Complete the proofreading before you submit for printing! It’s understandable why so many misprints don’t get caught. For example, you’ve had the same phone number for ten years, so you type it in fast, and you don’t catch the error when you invert two digits. It happens all the time. But you’re the one who must catch it, not the printer and not the customer whom you may never hear from again if they don’t have the right phone number.

Checking links and graphics is less of a problem if you’re printing on your own or using the latest Adobe Photoshop or Illustrator, but older versions are an issue. Graphics must be embedded, or when the printer opens it, they’ll be missing. Some will be noticeable, and the printer will request confirmation before printing, delaying your print job until you correct the problem. Others won’t be noticeable, and you’ll end up with a mass-produced error on your hands.
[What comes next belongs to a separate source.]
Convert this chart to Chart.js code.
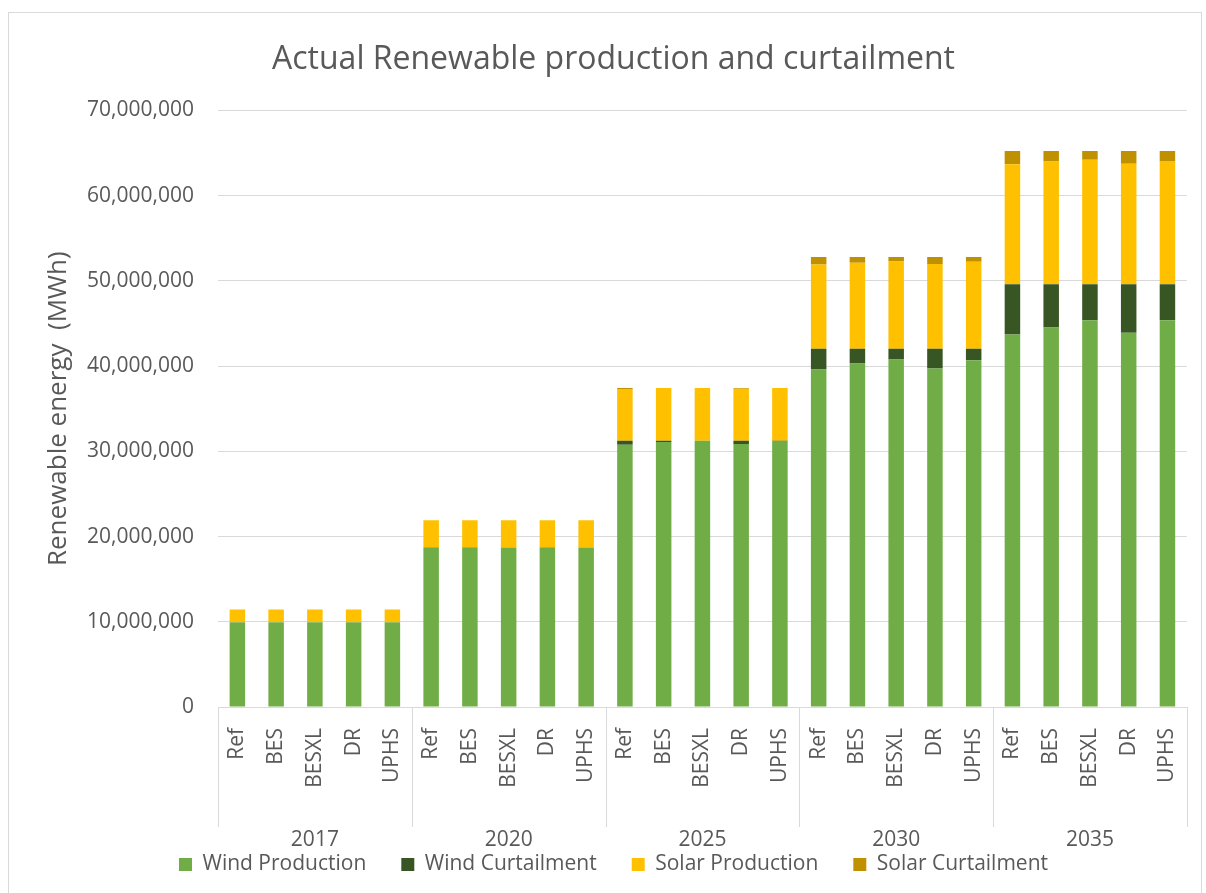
<!DOCTYPE html>
<html>
<head>
<meta charset="utf-8">
<script src="https://cdn.jsdelivr.net/npm/chart.js@4/dist/chart.umd.min.js"></script>
<style>
  html, body { margin: 0; padding: 0; background: #fff; }
  #wrap { width: 1206px; height: 893px; position: relative; }
</style>
</head>
<body>
<div id="wrap"><canvas id="renewChart"></canvas></div>
<script>
// scenarios per year, stacked MWh values
const years = ['2017', '2020', '2025', '2030', '2035'];
const scenarios = ['Ref', 'BES', 'BESXL', 'DR', 'UPHS'];

const windProduction = [
  9930000, 9930000, 9930000, 9930000, 9930000,
  18740000, 18740000, 18720000, 18740000, 18720000,
  30760000, 31080000, 31230000, 30870000, 31200000,
  39590000, 40300000, 40770000, 39710000, 40690000,
  43720000, 44540000, 45370000, 43910000, 45370000
];
const windCurtailment = [
  0, 0, 0, 0, 0,
  0, 0, 0, 0, 0,
  470000, 150000, 0, 360000, 30000,
  2440000, 1730000, 1260000, 2320000, 1340000,
  5890000, 5070000, 4240000, 5700000, 4240000
];
const solarProduction = [
  1500000, 1500000, 1500000, 1500000, 1500000,
  3180000, 3180000, 3180000, 3180000, 3180000,
  6090000, 6190000, 6190000, 6110000, 6190000,
  9900000, 10090000, 10250000, 9940000, 10210000,
  14060000, 14380000, 14610000, 14140000, 14460000
];
const solarCurtailment = [
  0, 0, 0, 0, 0,
  0, 0, 0, 0, 0,
  120000, 20000, 20000, 100000, 20000,
  860000, 670000, 510000, 820000, 550000,
  1580000, 1260000, 1030000, 1500000, 1180000
];

const labels = [];
years.forEach(() => scenarios.forEach(s => labels.push(s)));

const textColor = '#595959';
const gridColor = '#d9d9d9';
const fontFamily = '"Open Sans", sans-serif';

// year row under the scenario labels, plus the group separators
const yearGroups = {
  id: 'yearGroups',
  afterDraw(chart) {
    const ctx = chart.ctx;
    const x = chart.scales.x;
    const base = chart.chartArea.bottom;
    const half = (x.getPixelForTick(1) - x.getPixelForTick(0)) / 2;
    ctx.save();
    ctx.strokeStyle = gridColor;
    ctx.lineWidth = 1;
    for (let g = 0; g <= years.length; g++) {
      const idx = Math.min(g * scenarios.length, labels.length - 1);
      let px = x.getPixelForTick(idx) - half;
      if (g === years.length) px = x.getPixelForTick(labels.length - 1) + half;
      px = Math.round(px) + 0.5;
      ctx.beginPath();
      ctx.moveTo(px, base);
      ctx.lineTo(px, base + 120);
      ctx.stroke();
    }
    ctx.fillStyle = textColor;
    ctx.font = '21px ' + fontFamily;
    ctx.textAlign = 'center';
    ctx.textBaseline = 'middle';
    years.forEach((yr, g) => {
      const a = x.getPixelForTick(g * scenarios.length);
      const b = x.getPixelForTick(g * scenarios.length + scenarios.length - 1);
      ctx.fillText(yr, (a + b) / 2, base + 133);
    });
    ctx.restore();
  }
};

const frame = {
  id: 'frame',
  beforeDraw(chart) {
    const ctx = chart.ctx;
    ctx.save();
    ctx.strokeStyle = gridColor;
    ctx.lineWidth = 1;
    ctx.strokeRect(8.5, 12.5, 1193, 1000);
    ctx.restore();
  }
};

function series(label, data, color) {
  return {
    label: label,
    data: data,
    backgroundColor: color,
    borderWidth: 0,
    categoryPercentage: 1,
    barPercentage: 0.4
  };
}

new Chart(document.getElementById('renewChart'), {
  type: 'bar',
  data: {
    labels: labels,
    datasets: [
      series('Wind Production', windProduction, '#70ad47'),
      series('Wind Curtailment', windCurtailment, '#375623'),
      series('Solar Production', solarProduction, '#ffc000'),
      series('Solar Curtailment', solarCurtailment, '#bf9000')
    ]
  },
  options: {
    responsive: true,
    maintainAspectRatio: false,
    animation: false,
    layout: { padding: { left: 39, right: 18, top: 0, bottom: 8 } },
    plugins: {
      title: {
        display: true,
        text: 'Actual Renewable production and curtailment',
        color: textColor,
        font: { family: fontFamily, size: 32, weight: 'normal' },
        padding: { top: 41, bottom: 31 }
      },
      legend: {
        position: 'bottom',
        labels: {
          color: textColor,
          font: { family: fontFamily, size: 21 },
          boxWidth: 13,
          boxHeight: 13,
          padding: 35
        }
      },
      tooltip: { enabled: false }
    },
    scales: {
      x: {
        stacked: true,
        grid: { display: false },
        border: { display: true, color: gridColor },
        ticks: {
          color: textColor,
          font: { family: fontFamily, size: 21 },
          minRotation: 90,
          maxRotation: 90,
          autoSkip: false,
          padding: 13
        },
        afterFit(scale) { scale.height = 112; }
      },
      y: {
        stacked: true,
        min: 0,
        max: 70000000,
        grid: { color: gridColor, drawTicks: false },
        border: { display: false },
        ticks: {
          stepSize: 10000000,
          color: textColor,
          font: { family: fontFamily, size: 21 },
          padding: 24,
          callback: v => v.toLocaleString('en-US')
        },
        title: {
          display: true,
          text: 'Renewable energy  (MWh)',
          color: textColor,
          font: { family: fontFamily, size: 26 }
        },
        afterFit(scale) { scale.width = 179; }
      }
    }
  },
  plugins: [frame, yearGroups]
});
</script>
</body>
</html>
Use the Right Format and Size It Correctly

This one’s easy to do but it can be a nightmare if you aren’t paying attention. If you work in Photoshop and Illustrator, there shouldn’t be any problems. Every printer can handle those formats. They’re the industry standard and print the highest quality product. But don’t send your printer a PDF or BMP or some proprietary file type. Send an EPS or TIF or, if necessary, a very high-resolution JPG.

Sizing is important too. If you’ve sent a high-quality file, the printer can increase or reduce file dimensions, but sometimes sizing variance is intentional. If you’re sending a 4-inch X 6-inch image but want it printed 5.25 inches by 4.125 inches or 10 inches by 12 inches, you need to say so, or you may end up with a lot of white space or a bleed so large the labels are unusable. The best way to avoid this is to send it in exactly the size you want your labels printed!

Conclusion

Following these tips will get you exactly what you need from your printer to have the highest quality labels possible, even if the printer is you. Labeling your products with exactly the information your business needs to convey to the public is your responsibility, and a professional, high-quality label prepared by you, with or without the assistance of a graphic designer, before being sent to a printer, makes that significantly easier.